How does modulus and rand() work?
So, I've been nuts on this.
rand() % 6 will always produce a result between 0-5.
However when I need between, let's say 6-12.
Should I have rand() % 6 + 6
0+6 = 6.
1+6 = 7.
...
5+6 = 11. ???
So do I need to + 7 If I want the interval 6-12? But then, 0+7 =7. When will it randomize 6?
What am I missing here? Which one is the correct way to have a randomized number between 6 and 12? And why? It seems like I am missing something here.
If C++11 is an option then you should use the random header and uniform_int_distrubution. As James pointed out in the comments using rand and % has a lot of issues including a biased distribution:
#include <iostream>
#include <random>
int main()
{
std::random_device rd;
std::mt19937 e2(rd());
std::uniform_int_distribution<int> dist(6, 12);
for (int n = 0; n < 10; ++n) {
std::cout << dist(e2) << ", " ;
}
std::cout << std::endl ;
}
if you have to use rand then this should do:
rand() % 7 + 6
Update
A better method using rand would be as follows:
6 + rand() / (RAND_MAX / (12 - 6 + 1) + 1)
I obtained this from the C FAQ and it is explained How can I get random integers in a certain range? question.
Update 2
Boost is also an option:
#include <iostream>
#include <boost/random/mersenne_twister.hpp>
#include <boost/random/uniform_int_distribution.hpp>
int main()
{
boost::random::mt19937 gen;
boost::random::uniform_int_distribution<> dist(6, 12);
for (int n = 0; n < 10; ++n) {
std::cout << dist(gen) << ", ";
}
std::cout << std::endl ;
}
You need rand() % 7 + 6.
Lowest number from rand() %7: 0. Highest number from rand() %7: 6.
0 + 6 = 6. 6 + 6 = 12.
The modulus operation a % b computes the remainder of the division a / b. Obviously the remainder of a division must be less than b and if a is a random positive integer then a%b is a random integer in the range 0 .. (b-1)

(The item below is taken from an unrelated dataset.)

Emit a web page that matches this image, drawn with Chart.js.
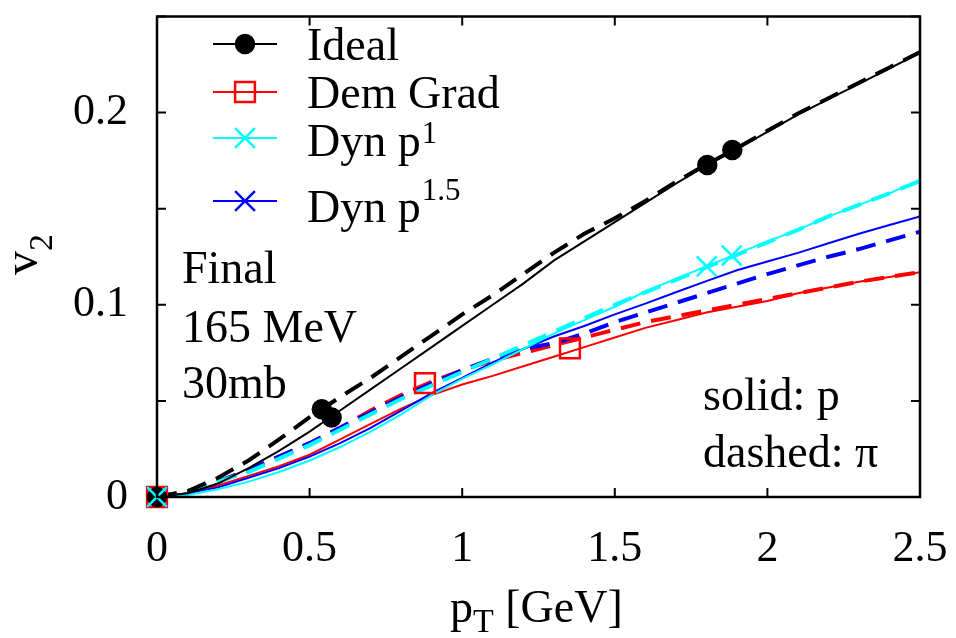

In the comments you mention:
rand()%(max-min)+min
This algorithm produces values in the half-open range [min, max). (That is, max is outside the range, and simply denotes the boundary. Since we're talking about ranges of integers this range is equivalent to the closed range [min, max-1].)
When you write '0 - 5' or '6 - 12' those are closed ranges. To use the above equation you have to use the values that denote the equivalent half open range: [0, 6) or [6, 13).
rand() % (6-0) + 0
rand() % (13-6) + 6
Note that rand() % (max-min) + min is just a generalization of the rule you've apparently already learned: that rand() % n produces values in the range 0 - (n-1). The equivalent half-open range is [0, n), and rand() % n == rand() % (n-0) + 0.
So the lesson is: don't confuse half-open ranges for closed ranges.
A second lesson is that this shows another way in which <random> is easier to use than rand() and manually computing your own distributions. The built-in uniform_int_distribution allows you to directly state the desired, inclusive range. If you want the range 0 - 5 you say uniform_int_distibution<>(0, 5), and if you want the range 6 - 12 then you say uniform_int_distribution<>(6, 12).
#include <random>
#include <iostream>
int main() {
std::default_random_engine eng;
std::uniform_int_distribution<> dist(6, 12);
for (int i=0; i<10; ++i)
std::cout << dist(eng) << " ";
}
rand()%7+6 is more terse, but that doesn't mean it is easier to use.